Unquiet Landscape by Christopher Neve.

British landscape painting book, one chapter per painter. DNF. I think this might be worth reading in between two visits to a British art gallery. Good things about the author's stated method: he saw every picture he wrote about, he was friends with a number of the still-living artists and had long talks with them. I like hearing what painters paint and why, but not enough to prevent me from wandering off.

In its first pages I am worried by phrases like 'Must have struck him', 'Must have produced in him', and, "Nash cannot have failed to notice the surreal brevity of the shutter's click in relation to the unimaginable antiquity of the sites he photographed and subsequently painted." To which I react, 'well, sure he can. Where are you getting this impression from?' A lot of the general claims being made make me call bullshit or at least call for citations. Music "Depends, like life, on development, which is why it has a hotline to the emotions." "God becomes a preoccupation in the landscape more easily than in the town. The fact that the land is instinct with suffering and hardship induces it." what do you mean.
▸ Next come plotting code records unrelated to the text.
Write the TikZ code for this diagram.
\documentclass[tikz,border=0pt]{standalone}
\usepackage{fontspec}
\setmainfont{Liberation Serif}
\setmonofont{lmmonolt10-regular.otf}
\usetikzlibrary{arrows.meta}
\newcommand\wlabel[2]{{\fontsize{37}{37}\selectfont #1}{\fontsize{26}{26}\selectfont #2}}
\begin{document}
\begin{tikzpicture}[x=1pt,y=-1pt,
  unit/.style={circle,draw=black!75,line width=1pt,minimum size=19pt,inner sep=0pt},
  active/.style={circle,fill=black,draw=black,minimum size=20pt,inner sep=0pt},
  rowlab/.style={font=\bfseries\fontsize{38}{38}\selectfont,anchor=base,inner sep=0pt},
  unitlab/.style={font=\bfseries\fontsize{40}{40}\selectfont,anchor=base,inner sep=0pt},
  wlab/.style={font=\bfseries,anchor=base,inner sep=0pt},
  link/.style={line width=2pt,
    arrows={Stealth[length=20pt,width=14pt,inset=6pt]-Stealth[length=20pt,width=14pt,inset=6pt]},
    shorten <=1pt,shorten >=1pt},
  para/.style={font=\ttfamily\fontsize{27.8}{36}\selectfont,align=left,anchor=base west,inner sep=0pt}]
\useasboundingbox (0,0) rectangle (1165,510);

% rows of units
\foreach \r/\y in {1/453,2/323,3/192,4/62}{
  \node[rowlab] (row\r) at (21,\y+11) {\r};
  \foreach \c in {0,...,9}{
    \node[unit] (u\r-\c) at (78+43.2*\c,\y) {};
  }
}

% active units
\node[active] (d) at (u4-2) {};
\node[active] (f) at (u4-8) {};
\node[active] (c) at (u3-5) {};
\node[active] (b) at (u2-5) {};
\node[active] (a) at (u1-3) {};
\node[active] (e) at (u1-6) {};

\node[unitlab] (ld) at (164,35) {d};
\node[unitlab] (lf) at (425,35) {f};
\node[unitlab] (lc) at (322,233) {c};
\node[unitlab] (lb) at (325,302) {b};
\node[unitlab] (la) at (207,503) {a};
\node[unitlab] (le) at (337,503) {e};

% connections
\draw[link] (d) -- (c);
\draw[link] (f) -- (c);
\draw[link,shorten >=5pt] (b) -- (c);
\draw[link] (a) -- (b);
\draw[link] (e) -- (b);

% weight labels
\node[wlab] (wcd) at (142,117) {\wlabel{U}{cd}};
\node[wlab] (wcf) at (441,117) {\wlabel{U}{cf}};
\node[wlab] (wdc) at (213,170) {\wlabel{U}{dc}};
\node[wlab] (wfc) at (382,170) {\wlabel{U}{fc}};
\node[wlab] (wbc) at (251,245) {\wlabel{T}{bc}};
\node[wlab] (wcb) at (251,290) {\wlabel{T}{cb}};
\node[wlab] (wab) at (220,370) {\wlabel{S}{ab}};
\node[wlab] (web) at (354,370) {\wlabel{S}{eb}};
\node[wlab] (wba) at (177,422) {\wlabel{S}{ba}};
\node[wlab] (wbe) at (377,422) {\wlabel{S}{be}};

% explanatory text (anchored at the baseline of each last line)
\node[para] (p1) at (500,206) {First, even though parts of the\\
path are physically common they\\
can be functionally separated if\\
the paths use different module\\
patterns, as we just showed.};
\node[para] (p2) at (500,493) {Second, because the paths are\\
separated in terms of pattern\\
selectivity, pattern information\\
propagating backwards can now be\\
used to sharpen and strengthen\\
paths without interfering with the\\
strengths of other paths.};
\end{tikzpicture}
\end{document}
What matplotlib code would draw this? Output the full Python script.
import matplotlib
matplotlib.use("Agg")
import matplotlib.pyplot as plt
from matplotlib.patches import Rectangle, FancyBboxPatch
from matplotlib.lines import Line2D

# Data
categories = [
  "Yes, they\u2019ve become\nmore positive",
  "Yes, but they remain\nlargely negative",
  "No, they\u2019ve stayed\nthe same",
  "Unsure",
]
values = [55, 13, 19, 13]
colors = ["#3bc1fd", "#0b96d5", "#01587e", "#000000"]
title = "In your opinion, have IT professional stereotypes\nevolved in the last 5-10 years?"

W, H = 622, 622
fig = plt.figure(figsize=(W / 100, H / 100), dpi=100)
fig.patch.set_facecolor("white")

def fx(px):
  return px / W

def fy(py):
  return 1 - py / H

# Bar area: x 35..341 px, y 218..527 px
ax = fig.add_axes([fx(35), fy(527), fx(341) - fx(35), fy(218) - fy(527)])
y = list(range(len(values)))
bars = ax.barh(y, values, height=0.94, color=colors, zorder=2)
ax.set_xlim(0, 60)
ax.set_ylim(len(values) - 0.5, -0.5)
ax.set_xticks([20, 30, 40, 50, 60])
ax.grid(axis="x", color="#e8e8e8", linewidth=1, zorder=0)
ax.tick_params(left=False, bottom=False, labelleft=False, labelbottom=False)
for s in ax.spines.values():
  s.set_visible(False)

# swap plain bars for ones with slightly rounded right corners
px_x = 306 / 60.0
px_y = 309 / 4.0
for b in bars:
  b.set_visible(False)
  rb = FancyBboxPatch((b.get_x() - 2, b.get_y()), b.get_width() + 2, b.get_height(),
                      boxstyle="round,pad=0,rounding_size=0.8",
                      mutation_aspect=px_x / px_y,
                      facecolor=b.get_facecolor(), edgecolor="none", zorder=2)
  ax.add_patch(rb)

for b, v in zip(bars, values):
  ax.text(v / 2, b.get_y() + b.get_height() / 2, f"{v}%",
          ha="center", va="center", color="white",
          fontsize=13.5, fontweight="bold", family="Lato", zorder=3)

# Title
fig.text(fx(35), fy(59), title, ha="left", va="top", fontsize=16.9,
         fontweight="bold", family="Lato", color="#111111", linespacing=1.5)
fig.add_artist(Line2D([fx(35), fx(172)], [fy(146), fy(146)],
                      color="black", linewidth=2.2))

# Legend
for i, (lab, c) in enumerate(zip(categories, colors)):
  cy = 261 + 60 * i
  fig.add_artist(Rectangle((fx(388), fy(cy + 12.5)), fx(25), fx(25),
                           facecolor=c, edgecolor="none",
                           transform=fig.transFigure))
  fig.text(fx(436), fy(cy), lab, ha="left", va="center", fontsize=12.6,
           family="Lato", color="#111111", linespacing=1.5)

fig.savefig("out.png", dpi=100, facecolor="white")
Sometimes an expert's wishy-washy-seeming claims resolve into exactitude when you know the subject better, but this is not criticism that offers a lot to me, as someone who doesn't know these painters.
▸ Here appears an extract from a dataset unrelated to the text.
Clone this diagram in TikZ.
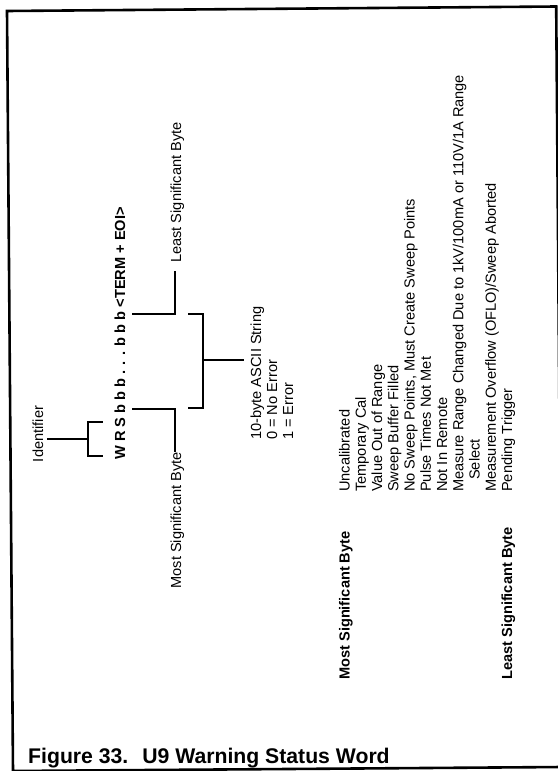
\documentclass[tikz,border=0pt]{standalone}
\usepackage{fontspec}
\setmainfont{Liberation Sans}
\begin{document}
\begin{tikzpicture}[x=1pt,y=-1pt,
  lbl/.style={rotate=90, inner sep=0pt, font=\fontsize{14.6}{16.3}\selectfont},
  blbl/.style={rotate=90, inner sep=0pt, font=\fontsize{14.6}{16.3}\selectfont\bfseries},
  wire/.style={line width=1.7pt, line cap=rect},
  framestyle/.style={line width=2.6pt, line join=miter}]
\useasboundingbox (0,0) rectangle (557,771);
% frame (scan is slightly tilted; right side runs off the page)
\coordinate (f1) at (7,11);
\coordinate (f2) at (556.2,6.5);
\coordinate (f3) at (562.2,767);
\coordinate (f4) at (13,771);
\draw[framestyle] (f1) -- (f2) -- (f3) -- (f4) -- cycle;

% identifier and word
\node[lbl, anchor=base] (ident) at (43,434) {Identifier};
\node[blbl, anchor=base west] (wrs) at (125,460) {W R S b b b . . . b b b <TERM + EOI>};

% identifier bracket
\coordinate (idA) at (48,439);
\coordinate (idB) at (88,439);
\coordinate (brT) at (88,422);
\coordinate (brB) at (88,456);
\coordinate (brTe) at (102,422);
\coordinate (brBe) at (102,456);
\draw[wire] (idA) -- (idB);
\draw[wire] (brTe) -- (brT) -- (brB) -- (brBe);

% MSB / LSB labels
\node[lbl, anchor=base east] (msb) at (181,452) {Most Significant Byte};
\node[lbl, anchor=base west] (lsb) at (181,263) {Least Significant Byte};
\coordinate (m1) at (133,409);
\coordinate (m2) at (175,409);
\coordinate (m3) at (175,451);
\draw[wire] (m1) -- (m2) -- (m3);
\coordinate (l1) at (133,314);
\coordinate (l2) at (175,314);
\coordinate (l3) at (175,272);
\draw[wire] (l1) -- (l2) -- (l3);

% big bracket
\coordinate (g1) at (189,314);
\coordinate (g2) at (203,314);
\coordinate (g3) at (203,408);
\coordinate (g4) at (189,408);
\coordinate (gm) at (203,360);
\coordinate (gt) at (243,360);
\draw[wire] (g1) -- (g2) -- (g3) -- (g4);
\draw[wire] (gm) -- (gt);

% ASCII description
\node[lbl, anchor=base west] (asc1) at (261,440) {10-byte ASCII String};
\node[lbl, anchor=base west] (asc2) at (277,440) {0 = No Error};
\node[lbl, anchor=base west] (asc3) at (293,440) {1 = Error};

% bit list
\node[blbl, anchor=base west] (hm) at (349.5,680) {Most Significant Byte};
\node[blbl, anchor=base west] (hl) at (512,680) {Least Significant Byte};
\foreach \k/\t/\ind in {0/{Uncalibrated}/0,1/{Temporary Cal}/0,2/{Value Out of Range}/0,3/{Sweep Buffer Filled}/0,4/{No Sweep Points, Must Create Sweep Points}/0,5/{Pulse Times Not Met}/0,6/{Not In Remote}/0,7/{Measure Range Changed Due to 1kV/100mA or 110V/1A Range}/0,8/{Select}/12,9/{Measurement Overflow (OFLO)/Sweep Aborted}/0,10/{Pending Trigger}/0}
  \node[lbl, anchor=base west] (it\k) at (349.5+16.25*\k, 492-\ind) {\t};

% caption
\node[inner sep=0pt, anchor=base west, font=\fontsize{21.2}{24}\selectfont\bfseries] (cap) at (28,763) {Figure 33.\hspace{14pt}U9 Warning Status Word};
\end{tikzpicture}
\end{document}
I like the chapter on Ravilious more than the chapter on Nash, because Ravilious is cheerful and Neve is not viewing his paintings as infused with the inexpressible but rather the opposite, steadily insisting on being a cheerful assemblage of unusual bright shapes even when some of those shapes happen to be WWII tanks doing exercises.

The chapter on Stanley Spencer is a grand narrative because Spencer was an obsessive character in love with a single township. (The hints about his domestic and sexual life seem important but aren't expanded).